The veteran Swinney was dismissed by the SNP’s political rivals as a tired old force when he replaced Yousaf last year. Yet he now looks odds-on to emulate serial vote winner Sturgeon by leading the SNP back into government at Holyrood elections scheduled in 2026.
Still, the wounds from the party’s recent turbulence still weep.
Sturgeon and Yousaf were both interviewed in October by the Institute for Government (IfG) think tank for a series on devolved government, which was embargoed until this week. She was asked about the Bute House Agreement, which many in the SNP blamed for dragging the party too far to the left on social issues to ground that seemed to favour the Greens.
Sturgeon told the IfG that when the SNP fell just short of a Holyrood majority, she preferred a formal deal with the Greens because it would be cheaper than spending “hundreds of millions” bargaining with it to pass each vote.
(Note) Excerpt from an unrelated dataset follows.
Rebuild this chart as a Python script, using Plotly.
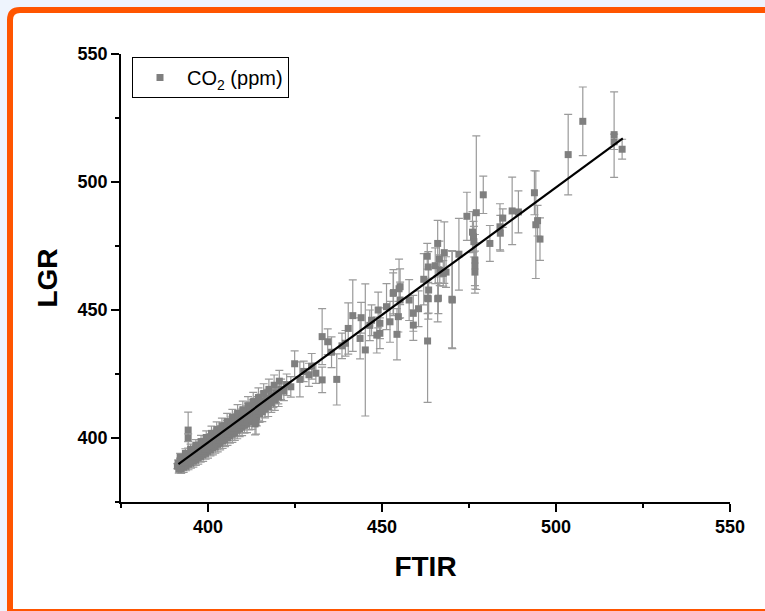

Yousaf, in his interview, revealed that he decided to end the agreement because his phone was “burning hot” with complaints from SNP members over the partnership with the Greens, whom he feared would dump his party first. So he decided overnight to walk away from it; the Greens subsequently promised to oppose him in a confidence vote, sparking his resignation.
“I think crashing that agreement was catastrophic and – politics aside – totally the wrong thing to do for stable government,” said Sturgeon, in unusually biting criticism of her “continuity” successor.
She also admitted she had become a “polarising” figure in Scottish politics by the time of her resignation – another former SNP minister, Fergus Ewing, complained to IfG’s interviewers that Sturgeon had become “obsessed” with trans rights, counter to the public mood.
“I think it turns out I was wrong about this, but I convinced myself that if I took myself out somebody else would be able to reset things,” said Sturgeon of her decision to make way for Yosuaf, adding, “Obviously that [reset] didn’t happen and hasn’t happened.” However, she also seemed to concede that a “global phenomenon” against political incumbents played a role in Yousaf’s struggles.
Yousaf, meanwhile, said that, counter to the continuity narrative, Sturgeon had actually “kept her distance” from him after he became first minister: “I didn’t feel like I had Nicola to hand [for advice].”
Meanwhile, as the party dreams of victory again, the long shadow of Operation Branchform – the police investigation into SNP financing that threw the party into turmoil after Sturgeon quit – still hangs over it.
Her husband Peter Murrell, from whom she recently separated, has been charged with embezzlement. Sturgeon was also arrested but maintains her innocence, as a police file has been left sitting with Scottish prosecutors since last August.